Source material:

↓↓↓

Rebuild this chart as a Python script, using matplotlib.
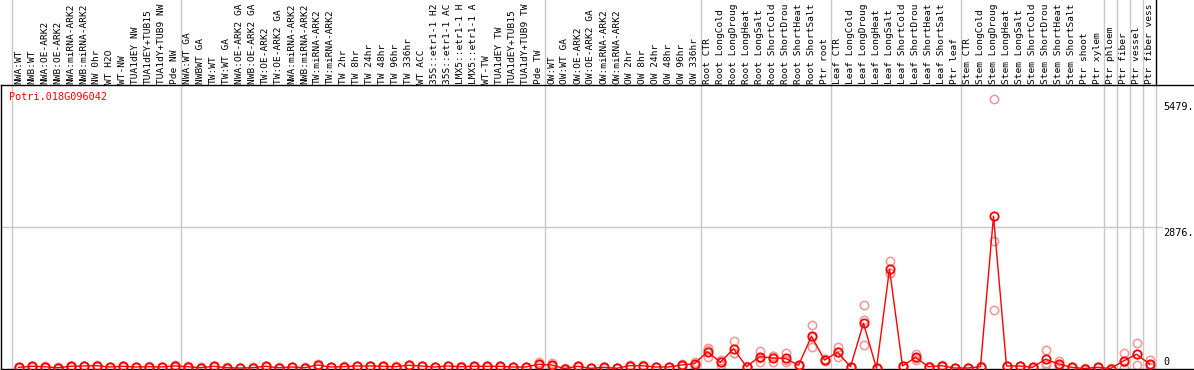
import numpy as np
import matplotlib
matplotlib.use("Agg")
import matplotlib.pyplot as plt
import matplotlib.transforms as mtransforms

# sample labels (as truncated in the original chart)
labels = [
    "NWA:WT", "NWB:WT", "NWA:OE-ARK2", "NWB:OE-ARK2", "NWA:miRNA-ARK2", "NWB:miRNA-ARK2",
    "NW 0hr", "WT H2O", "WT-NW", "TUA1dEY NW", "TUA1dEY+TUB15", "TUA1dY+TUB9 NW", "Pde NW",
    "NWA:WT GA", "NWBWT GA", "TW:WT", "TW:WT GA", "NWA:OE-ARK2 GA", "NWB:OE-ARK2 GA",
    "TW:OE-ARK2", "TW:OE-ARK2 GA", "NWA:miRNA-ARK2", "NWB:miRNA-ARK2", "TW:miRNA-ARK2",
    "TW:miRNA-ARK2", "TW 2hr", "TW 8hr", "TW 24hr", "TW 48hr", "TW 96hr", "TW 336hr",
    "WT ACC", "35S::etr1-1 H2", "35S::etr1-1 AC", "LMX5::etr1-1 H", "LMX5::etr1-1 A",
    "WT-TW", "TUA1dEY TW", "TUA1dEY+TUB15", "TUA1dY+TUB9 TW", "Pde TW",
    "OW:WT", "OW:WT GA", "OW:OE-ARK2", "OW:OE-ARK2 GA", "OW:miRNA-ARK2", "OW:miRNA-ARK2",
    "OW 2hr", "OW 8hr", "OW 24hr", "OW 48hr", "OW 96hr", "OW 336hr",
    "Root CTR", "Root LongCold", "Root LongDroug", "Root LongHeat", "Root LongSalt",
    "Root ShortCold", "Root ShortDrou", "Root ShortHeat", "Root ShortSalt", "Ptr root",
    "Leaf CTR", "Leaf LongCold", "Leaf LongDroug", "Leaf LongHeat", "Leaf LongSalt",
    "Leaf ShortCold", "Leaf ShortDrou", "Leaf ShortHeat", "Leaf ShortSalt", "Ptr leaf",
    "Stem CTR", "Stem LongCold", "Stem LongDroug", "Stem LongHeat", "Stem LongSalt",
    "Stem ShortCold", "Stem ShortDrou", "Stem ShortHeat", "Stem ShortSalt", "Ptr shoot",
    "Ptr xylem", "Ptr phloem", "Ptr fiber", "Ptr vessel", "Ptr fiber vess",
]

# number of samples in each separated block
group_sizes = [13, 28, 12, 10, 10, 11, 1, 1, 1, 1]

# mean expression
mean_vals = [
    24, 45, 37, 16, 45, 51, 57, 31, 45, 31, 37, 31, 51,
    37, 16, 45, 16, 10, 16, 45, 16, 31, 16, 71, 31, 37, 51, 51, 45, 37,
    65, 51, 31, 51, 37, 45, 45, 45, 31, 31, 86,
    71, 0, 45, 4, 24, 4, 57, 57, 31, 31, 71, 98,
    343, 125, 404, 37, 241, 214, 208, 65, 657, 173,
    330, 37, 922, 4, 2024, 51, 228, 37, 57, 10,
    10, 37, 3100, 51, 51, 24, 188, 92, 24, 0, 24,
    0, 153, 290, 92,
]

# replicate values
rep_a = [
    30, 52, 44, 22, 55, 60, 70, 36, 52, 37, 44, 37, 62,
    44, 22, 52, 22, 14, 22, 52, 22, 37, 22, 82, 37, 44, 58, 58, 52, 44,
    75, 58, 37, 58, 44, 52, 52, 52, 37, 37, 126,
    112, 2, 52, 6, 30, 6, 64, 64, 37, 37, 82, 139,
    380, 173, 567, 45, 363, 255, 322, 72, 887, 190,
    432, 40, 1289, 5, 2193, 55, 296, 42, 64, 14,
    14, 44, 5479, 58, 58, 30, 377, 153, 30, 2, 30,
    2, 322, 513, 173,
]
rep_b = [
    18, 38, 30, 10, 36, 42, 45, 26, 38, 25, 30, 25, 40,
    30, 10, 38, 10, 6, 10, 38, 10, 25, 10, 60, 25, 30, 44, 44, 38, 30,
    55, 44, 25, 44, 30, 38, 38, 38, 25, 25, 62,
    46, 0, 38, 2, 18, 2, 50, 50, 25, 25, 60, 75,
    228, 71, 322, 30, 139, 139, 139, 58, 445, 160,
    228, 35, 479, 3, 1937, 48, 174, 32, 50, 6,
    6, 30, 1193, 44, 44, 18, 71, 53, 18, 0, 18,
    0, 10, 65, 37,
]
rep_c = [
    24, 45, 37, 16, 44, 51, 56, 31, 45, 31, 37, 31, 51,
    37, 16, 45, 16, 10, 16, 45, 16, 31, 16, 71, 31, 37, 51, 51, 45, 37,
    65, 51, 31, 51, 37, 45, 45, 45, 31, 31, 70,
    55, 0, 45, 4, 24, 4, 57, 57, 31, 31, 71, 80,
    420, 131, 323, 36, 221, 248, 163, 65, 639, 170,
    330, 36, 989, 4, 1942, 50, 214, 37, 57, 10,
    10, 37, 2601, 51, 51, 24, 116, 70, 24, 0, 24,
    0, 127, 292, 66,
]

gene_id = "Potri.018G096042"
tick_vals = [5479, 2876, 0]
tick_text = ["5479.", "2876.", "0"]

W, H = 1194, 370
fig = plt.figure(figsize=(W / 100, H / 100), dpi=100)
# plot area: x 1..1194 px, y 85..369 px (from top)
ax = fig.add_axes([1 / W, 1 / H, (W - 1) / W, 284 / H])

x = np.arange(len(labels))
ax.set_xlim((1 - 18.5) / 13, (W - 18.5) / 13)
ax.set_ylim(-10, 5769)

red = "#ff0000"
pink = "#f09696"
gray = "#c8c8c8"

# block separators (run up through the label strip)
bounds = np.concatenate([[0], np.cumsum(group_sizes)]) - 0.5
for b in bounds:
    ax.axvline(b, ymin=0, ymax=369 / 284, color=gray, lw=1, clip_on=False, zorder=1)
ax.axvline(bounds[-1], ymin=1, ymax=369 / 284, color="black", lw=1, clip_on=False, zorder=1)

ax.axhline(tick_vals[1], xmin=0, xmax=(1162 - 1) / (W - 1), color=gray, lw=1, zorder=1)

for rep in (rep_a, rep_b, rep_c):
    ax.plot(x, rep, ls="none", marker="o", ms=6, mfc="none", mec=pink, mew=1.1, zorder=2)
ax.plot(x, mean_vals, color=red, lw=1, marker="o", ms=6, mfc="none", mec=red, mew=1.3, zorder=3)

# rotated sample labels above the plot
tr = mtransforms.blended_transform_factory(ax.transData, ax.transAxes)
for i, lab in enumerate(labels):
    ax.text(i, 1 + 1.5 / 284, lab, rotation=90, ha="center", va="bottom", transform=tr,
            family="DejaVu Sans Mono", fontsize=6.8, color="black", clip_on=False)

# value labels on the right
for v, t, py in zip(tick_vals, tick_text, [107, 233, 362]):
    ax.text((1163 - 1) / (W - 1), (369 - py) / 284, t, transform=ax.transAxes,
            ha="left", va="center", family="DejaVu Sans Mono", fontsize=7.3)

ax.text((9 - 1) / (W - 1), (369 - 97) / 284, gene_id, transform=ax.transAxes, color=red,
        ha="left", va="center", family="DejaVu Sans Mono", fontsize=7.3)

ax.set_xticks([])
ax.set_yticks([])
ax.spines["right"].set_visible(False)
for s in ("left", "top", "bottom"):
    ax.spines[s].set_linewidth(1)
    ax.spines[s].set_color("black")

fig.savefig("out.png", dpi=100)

↑↑↑
↓↓↓

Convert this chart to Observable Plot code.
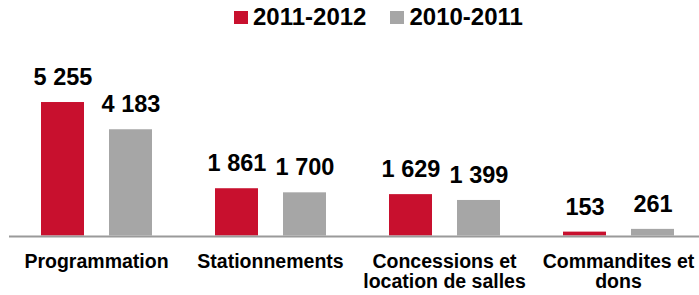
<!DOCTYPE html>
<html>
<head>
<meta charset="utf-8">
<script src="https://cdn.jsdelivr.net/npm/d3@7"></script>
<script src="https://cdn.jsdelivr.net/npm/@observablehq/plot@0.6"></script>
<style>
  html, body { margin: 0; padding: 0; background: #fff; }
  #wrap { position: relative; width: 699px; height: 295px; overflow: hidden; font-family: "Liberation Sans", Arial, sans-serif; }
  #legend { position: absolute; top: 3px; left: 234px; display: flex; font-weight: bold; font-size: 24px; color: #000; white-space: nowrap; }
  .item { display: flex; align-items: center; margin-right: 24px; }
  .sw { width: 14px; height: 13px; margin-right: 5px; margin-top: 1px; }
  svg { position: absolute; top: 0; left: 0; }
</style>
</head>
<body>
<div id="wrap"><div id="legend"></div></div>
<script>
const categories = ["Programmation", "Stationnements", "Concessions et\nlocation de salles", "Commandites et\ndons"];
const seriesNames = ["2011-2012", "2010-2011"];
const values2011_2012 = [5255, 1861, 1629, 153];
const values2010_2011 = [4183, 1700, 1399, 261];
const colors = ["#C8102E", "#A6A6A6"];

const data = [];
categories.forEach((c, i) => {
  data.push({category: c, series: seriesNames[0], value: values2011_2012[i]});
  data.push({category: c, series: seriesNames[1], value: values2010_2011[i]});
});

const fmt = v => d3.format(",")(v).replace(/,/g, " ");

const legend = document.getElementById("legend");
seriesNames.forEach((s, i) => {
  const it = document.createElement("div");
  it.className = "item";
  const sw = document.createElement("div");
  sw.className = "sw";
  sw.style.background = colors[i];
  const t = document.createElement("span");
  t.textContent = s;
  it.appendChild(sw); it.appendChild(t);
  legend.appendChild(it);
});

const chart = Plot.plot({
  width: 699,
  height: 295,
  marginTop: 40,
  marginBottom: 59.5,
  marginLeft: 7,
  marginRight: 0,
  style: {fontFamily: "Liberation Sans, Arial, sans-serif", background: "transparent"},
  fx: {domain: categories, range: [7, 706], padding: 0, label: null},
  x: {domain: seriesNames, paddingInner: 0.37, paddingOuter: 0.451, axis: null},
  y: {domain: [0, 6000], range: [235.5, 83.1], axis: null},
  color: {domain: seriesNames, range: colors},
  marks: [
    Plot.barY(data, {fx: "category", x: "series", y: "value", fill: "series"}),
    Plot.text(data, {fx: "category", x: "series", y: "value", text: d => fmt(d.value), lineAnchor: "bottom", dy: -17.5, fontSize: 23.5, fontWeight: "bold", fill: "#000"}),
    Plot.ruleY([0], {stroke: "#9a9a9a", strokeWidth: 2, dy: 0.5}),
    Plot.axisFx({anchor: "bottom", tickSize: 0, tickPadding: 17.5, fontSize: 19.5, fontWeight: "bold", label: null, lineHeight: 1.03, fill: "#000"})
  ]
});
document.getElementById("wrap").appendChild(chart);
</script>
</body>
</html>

↑↑↑
↓↓↓

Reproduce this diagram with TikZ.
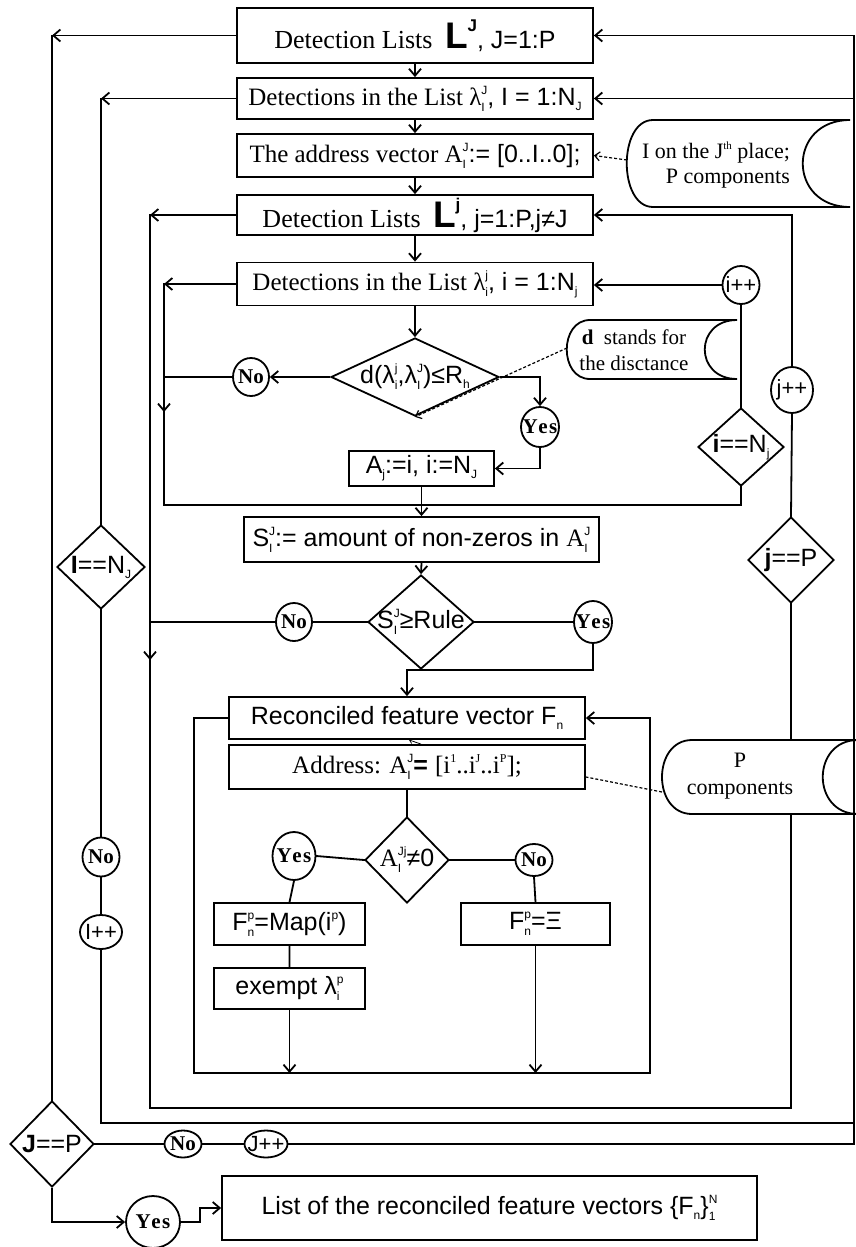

↑↑↑

Exercise brief:
Look for "chart" and pull out every line that has it.

Written solution:
Rebuild this chart as a Python script, using matplotlib.
# sample labels (as truncated in the original chart)
Convert this chart to Observable Plot code.
const chart = Plot.plot({
document.getElementById("wrap").appendChild(chart);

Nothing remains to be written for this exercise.